I've heard variations of that phrasing various times, and I don't think it's wrong, but I'd argue there are better ways to conceptualize the condition number. It's more about the stability of the estimated coefficients for a given set of explanatory variable values. The coefficient are estimated by inverting a matrix of data values, and the condition number measures how sensitive the coefficients are to small changes in the data values. For low condition numbers, you can alter/remove some of the data, and the coefficients should not drastically change (in other words, the estimated coefficients are stable). But for matrices with very large condition numbers, even small changes to the data values can wildly change the estimated coefficients (meaning that the estimated coefficients are not stable/reliable).

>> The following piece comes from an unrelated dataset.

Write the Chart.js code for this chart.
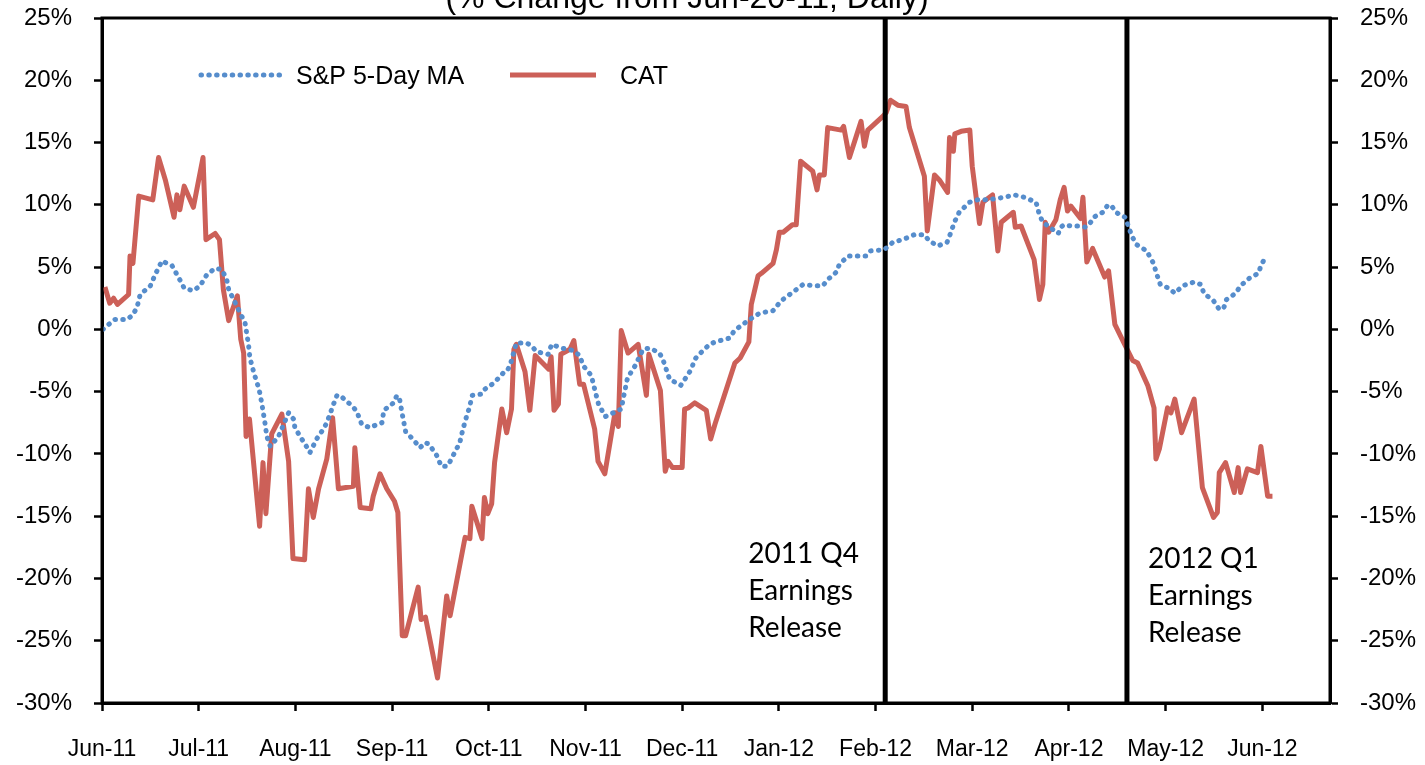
<!DOCTYPE html>
<html><head><meta charset="utf-8">
<script src="https://cdn.jsdelivr.net/npm/chart.js@4.4.1/dist/chart.umd.min.js"></script>
<style>html,body{margin:0;padding:0;background:#fff;}#wrap{width:1425px;height:765px;position:relative;}</style>
</head><body><div id="wrap"><canvas id="c"></canvas></div>
<script>
const chartTitle = '(% Change from Jun-20-11, Daily)';
const monthLabels = ['Jun-11','Jul-11','Aug-11','Sep-11','Oct-11','Nov-11','Dec-11','Jan-12','Feb-12','Mar-12','Apr-12','May-12','Jun-12'];
const seriesNames = ['S&P 5-Day MA', 'CAT'];
const catDays = [0.6,1.6,2.4,3.2,5.5,5.8,6.4,7.6,10.5,11.7,13.1,14.9,15.5,16.1,17.0,18.9,20.9,21.5,23.4,24.3,25.1,26.2,28.0,28.7,29.3,29.8,30.5,32.6,33.3,33.9,35.1,37.2,38.6,39.5,41.9,42.7,43.7,44.8,46.5,47.7,48.9,52.0,52.3,53.4,55.6,56.1,57.5,58.9,60.5,61.2,62.1,62.8,65.4,66.0,66.9,69.4,71.3,72.0,75.1,76.1,76.5,78.6,79.1,79.8,80.6,81.2,82.7,83.7,84.7,85.2,85.7,87.5,88.5,89.6,92.4,92.9,93.5,94.4,94.9,96.8,97.6,98.8,99.6,101.9,102.6,104.0,106.1,106.8,107.4,108.8,110.9,112.6,113.1,115.5,116.5,117.1,118.0,120.0,120.5,121.3,122.6,125.0,125.9,126.8,130.9,132.0,133.8,134.3,135.7,136.4,138.8,139.5,140.1,140.9,142.8,143.6,144.5,147.0,147.9,148.4,149.4,150.1,152.9,153.4,154.6,157.0,157.7,158.4,161.5,162.2,163.1,164.6,166.3,167.0,170.1,170.7,172.2,173.2,174.9,175.3,176.1,176.4,177.7,179.5,180.0,181.5,182.2,184.2,185.3,186.0,188.5,188.9,190.1,192.8,193.9,194.6,195.1,195.8,197.3,198.2,199.0,199.7,200.4,202.4,202.9,203.7,204.9,207.4,208.2,209.5,211.4,213.2,214.2,216.3,217.6,218.0,218.7,220.4,221.1,221.9,223.3,225.9,227.6,229.9,230.7,231.1,232.4,234.2,235.0,235.5,236.9,239.0,239.7,241.1,242.1];
const catValues = [3.4,2.1,2.5,2.0,2.8,5.9,5.3,10.7,10.4,13.8,12.0,9.0,10.8,9.6,11.5,9.8,13.8,7.2,7.7,7.2,3.2,0.7,2.7,-0.8,-1.9,-8.6,-7.2,-15.8,-10.7,-14.8,-8.4,-6.8,-10.6,-18.4,-18.5,-12.8,-15.1,-12.8,-10.4,-7.1,-12.8,-12.6,-9.5,-14.3,-14.4,-13.4,-11.6,-12.8,-13.8,-14.7,-24.6,-24.6,-20.7,-23.3,-23.1,-28.0,-21.4,-23.0,-16.7,-16.8,-14.2,-16.8,-13.5,-14.8,-14.0,-10.7,-6.4,-8.3,-6.4,-1.6,-1.2,-3.4,-6.5,-2.1,-3.2,-2.2,-6.5,-6.0,-2.0,-1.6,-0.9,-4.4,-4.4,-8.0,-10.6,-11.6,-6.7,-7.8,-0.1,-1.9,-1.2,-5.3,-2.0,-4.9,-11.4,-10.6,-11.1,-11.1,-6.4,-6.3,-5.9,-6.5,-8.8,-7.6,-2.7,-2.3,-1.0,2.0,4.3,4.5,5.3,6.4,7.8,7.8,8.4,8.4,13.5,12.7,11.2,12.4,12.4,16.2,16.0,16.3,13.8,16.7,14.7,16.0,17.1,17.4,18.4,18.0,17.9,16.2,12.3,7.9,12.4,12.0,11.0,15.4,14.3,15.7,15.9,16.0,13.1,8.5,10.2,10.8,6.3,8.6,9.4,8.2,8.3,5.6,2.4,3.6,8.6,7.8,8.8,10.4,11.4,9.5,9.9,8.9,10.6,5.4,6.5,4.2,4.7,0.4,-1.1,-2.5,-2.7,-4.5,-6.3,-10.4,-9.6,-6.3,-6.7,-5.6,-8.3,-5.6,-12.7,-15.1,-14.7,-11.5,-10.7,-13.1,-11.1,-13.1,-11.2,-11.5,-9.4,-13.4,-13.4];
const spDays = [0.2,1.4,2.7,5.2,6.2,7.2,7.9,10.0,11.0,12.4,14.5,15.5,16.5,17.0,18.9,20.3,21.7,23.4,24.8,25.8,26.2,28.6,29.6,30.0,30.3,30.6,31.5,32.4,32.7,33.2,33.7,34.1,34.8,36.5,38.6,39.6,39.9,41.3,42.0,43.0,44.4,45.8,46.5,47.9,48.6,49.2,51.3,52.3,53.0,53.7,55.4,56.5,57.9,58.3,60.3,61.0,61.6,62.1,62.8,64.7,65.8,66.8,67.6,69.2,70.2,71.3,72.0,73.2,74.0,74.6,75.4,75.9,76.6,78.5,79.2,79.9,81.1,83.0,83.7,84.4,85.7,87.8,88.8,89.9,92.3,93.0,95.0,97.5,98.8,99.5,101.2,101.9,102.7,104.1,107.4,108.0,108.7,110.3,111.9,113.3,115.3,116.0,116.7,117.4,119.7,120.9,121.9,122.6,124.3,125.7,126.9,129.8,130.8,131.5,133.6,136.0,138.8,140.5,142.6,145.0,147.4,149.1,150.1,151.9,152.5,154.3,156.7,158.1,159.0,161.8,163.6,165.6,168.0,170.1,171.1,172.9,174.8,175.6,176.3,177.3,179.4,181.1,183.2,186.6,188.7,190.8,193.2,193.9,194.6,197.8,198.3,199.0,200.4,202.3,203.5,204.5,205.1,207.0,207.9,208.7,209.7,211.6,212.3,213.0,214.0,216.1,216.9,217.5,218.1,218.9,220.7,221.9,223.5,225.9,227.3,227.9,229.9,231.1,232.0,232.6,234.5,235.5,237.3,239.2,239.7,240.5,241.2];
const spValues = [0.0,0.4,0.8,0.8,1.1,1.7,2.8,3.5,4.4,5.5,5.1,4.4,3.7,3.3,3.1,3.5,4.4,4.9,4.8,4.0,3.2,1.3,0.5,-0.5,-1.2,-2.3,-3.6,-4.7,-5.2,-6.3,-7.5,-8.6,-9.4,-8.6,-6.7,-7.2,-7.9,-8.8,-9.2,-9.9,-8.8,-8.0,-7.5,-6.0,-5.3,-5.3,-6.0,-6.4,-6.9,-7.6,-7.9,-7.7,-7.5,-6.5,-5.9,-5.3,-5.7,-6.8,-8.2,-9.0,-9.5,-9.1,-9.2,-10.1,-11.0,-11.0,-10.6,-9.7,-9.1,-8.1,-7.0,-6.4,-5.3,-5.2,-4.8,-4.6,-4.3,-3.5,-3.4,-2.9,-1.1,-1.1,-1.3,-1.8,-2.0,-1.2,-1.5,-1.7,-2.1,-2.9,-3.7,-4.8,-6.0,-7.0,-6.4,-5.2,-3.9,-2.9,-1.6,-1.5,-1.9,-2.4,-3.2,-4.0,-4.5,-3.8,-3.2,-2.4,-1.7,-1.2,-1.0,-0.7,-0.1,0.1,0.7,1.3,1.5,2.3,2.9,3.6,3.5,3.5,4.0,4.6,5.2,5.9,5.9,5.9,6.3,6.4,7.0,7.2,7.6,7.6,7.1,6.7,7.0,7.8,8.6,9.4,10.2,10.4,10.4,10.6,10.8,10.6,10.2,9.2,8.6,7.7,8.2,8.4,8.3,8.3,8.2,8.6,9.0,9.4,9.9,10.0,9.4,9.0,8.3,7.5,6.8,6.3,5.7,5.3,4.5,3.6,3.3,2.9,3.5,3.8,3.6,2.9,2.3,1.6,1.7,2.4,2.9,3.5,4.1,4.5,5.1,5.7,5.7];
const releaseDays = [162, 212];
const releaseLabels = [['2011 Q4','Earnings','Release'], ['2012 Q1','Earnings','Release']];
const yMin = -30, yMax = 25, yStep = 5;
const xMax = 254, xStep = 20;

const RED = 'rgb(204,96,88)';
const BLUE = 'rgb(86,141,204)';
const AXIS_FONT = '"Liberation Sans", Arial, sans-serif';

const toPts = (xs, ys) => xs.map((x, i) => ({x: x, y: ys[i]}));

const releaseSets = releaseDays.map(d => ({
  label: 'release', data: [{x: d, y: yMin}, {x: d, y: yMax}],
  borderColor: '#000', borderWidth: 5, pointRadius: 0, yAxisID: 'y'
}));

const overlay = {
  id: 'overlay',
  beforeDraw(chart) {
    const ctx = chart.ctx;
    ctx.save(); ctx.fillStyle = '#fff'; ctx.fillRect(0, 0, chart.width, chart.height); ctx.restore();
  },
  afterDraw(chart) {
    const ctx = chart.ctx, ca = chart.chartArea, xs = chart.scales.x;
    ctx.save();
    ctx.strokeStyle = '#000'; ctx.lineWidth = 3;
    ctx.strokeRect(ca.left, ca.top, ca.right - ca.left, ca.bottom - ca.top);
    ctx.fillStyle = '#000';
    ctx.font = '32px ' + AXIS_FONT; ctx.textAlign = 'center'; ctx.textBaseline = 'alphabetic';
    ctx.fillText(chartTitle, 687, 8);
    ctx.lineWidth = 5; ctx.lineCap = 'round';
    ctx.strokeStyle = BLUE; ctx.setLineDash([0.5, 7.3]);
    ctx.beginPath(); ctx.moveTo(201, 75); ctx.lineTo(284, 75); ctx.stroke();
    ctx.setLineDash([]); ctx.lineCap = 'butt';
    ctx.strokeStyle = RED;
    ctx.beginPath(); ctx.moveTo(510, 75); ctx.lineTo(596, 75); ctx.stroke();
    ctx.font = '25px ' + AXIS_FONT; ctx.textAlign = 'left'; ctx.textBaseline = 'middle';
    ctx.fillText(seriesNames[0], 296, 77);
    ctx.fillText(seriesNames[1], 620, 77);
    ctx.font = '28px Lato, "Open Sans", sans-serif';
    const offs = [{dx: -137, y: 554}, {dx: 21, y: 559}];
    releaseDays.forEach((d, i) => {
      const px = xs.getPixelForValue(d);
      releaseLabels[i].forEach((t, j) => ctx.fillText(t, px + offs[i].dx, offs[i].y + j * 37));
    });
    ctx.restore();
  }
};

const yTickCfg = {
  color: '#000', font: {family: AXIS_FONT, size: 24}, padding: 22, stepSize: yStep,
  callback: v => v + '%'
};
const gridCfg = {drawOnChartArea: false, drawTicks: true, tickLength: 8, tickWidth: 2.5, tickColor: '#000'};
const borderCfg = {display: true, color: '#000', width: 3};
const fitY = w => s => { s.width = w; s.paddingTop = 0; s.paddingBottom = 0; };

new Chart(document.getElementById('c'), {
  type: 'line',
  data: {
    datasets: [
      {label: seriesNames[0], data: toPts(spDays, spValues), borderColor: BLUE, borderWidth: 5,
       borderDash: [0.5, 7.3], borderCapStyle: 'round', borderJoinStyle: 'round', pointRadius: 0, yAxisID: 'y1'},
      ...releaseSets,
      {label: seriesNames[1], data: toPts(catDays, catValues), borderColor: RED, borderWidth: 5,
       borderJoinStyle: 'round', pointRadius: 0, yAxisID: 'y'}
    ]
  },
  options: {
    responsive: true, maintainAspectRatio: false, animation: false,
    layout: {padding: {top: 18, left: 0, right: 0, bottom: 0}},
    plugins: {legend: {display: false}, tooltip: {enabled: false}, title: {display: false}},
    elements: {line: {tension: 0}},
    scales: {
      x: {
        type: 'linear', min: 0, max: xMax, position: 'bottom',
        grid: gridCfg, border: borderCfg,
        afterBuildTicks: s => { s.ticks = s.ticks.filter(t => t.value % xStep === 0); },
        afterFit: s => { s.height = 62; },
        ticks: {stepSize: xStep, autoSkip: false, maxRotation: 0, color: '#000',
          font: {family: AXIS_FONT, size: 23}, padding: 25,
          callback: v => monthLabels[v / xStep] || ''}
      },
      y: {
        type: 'linear', min: yMin, max: yMax, position: 'left',
        grid: gridCfg, border: borderCfg, ticks: yTickCfg,
        afterFit: fitY(102)
      },
      y1: {
        type: 'linear', min: yMin, max: yMax, position: 'right',
        grid: gridCfg, border: borderCfg, ticks: yTickCfg,
        afterFit: fitY(95)
      }
    }
  },
  plugins: [overlay]
});
</script></body></html>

This is a bit easier to understand using simple numbers rather than matrices. Inverting a matrix with a large condition number is equivalent to finding the inverse of a number that is very close to 0. For example, the inverse of 0.001 is 1,000, and the inverse of 0.0001 is 10,000. Even though 0.001 and 0.0001 are very close in absolute value (they're both close to 0), their inverses are very different in absolute value (1000 vs 10000). To put it another way, for values very close to 0, the inverse is very sensitive to small changes of the number. This stability of the inverse is what condition numbers measure for matrices rather than single numbers.
I hope that helps, and let me know if any of that was not clear. There are also many resources available to learn about condition numbers, as they are usually taught in Linear Algebra courses rather than geography or statistics.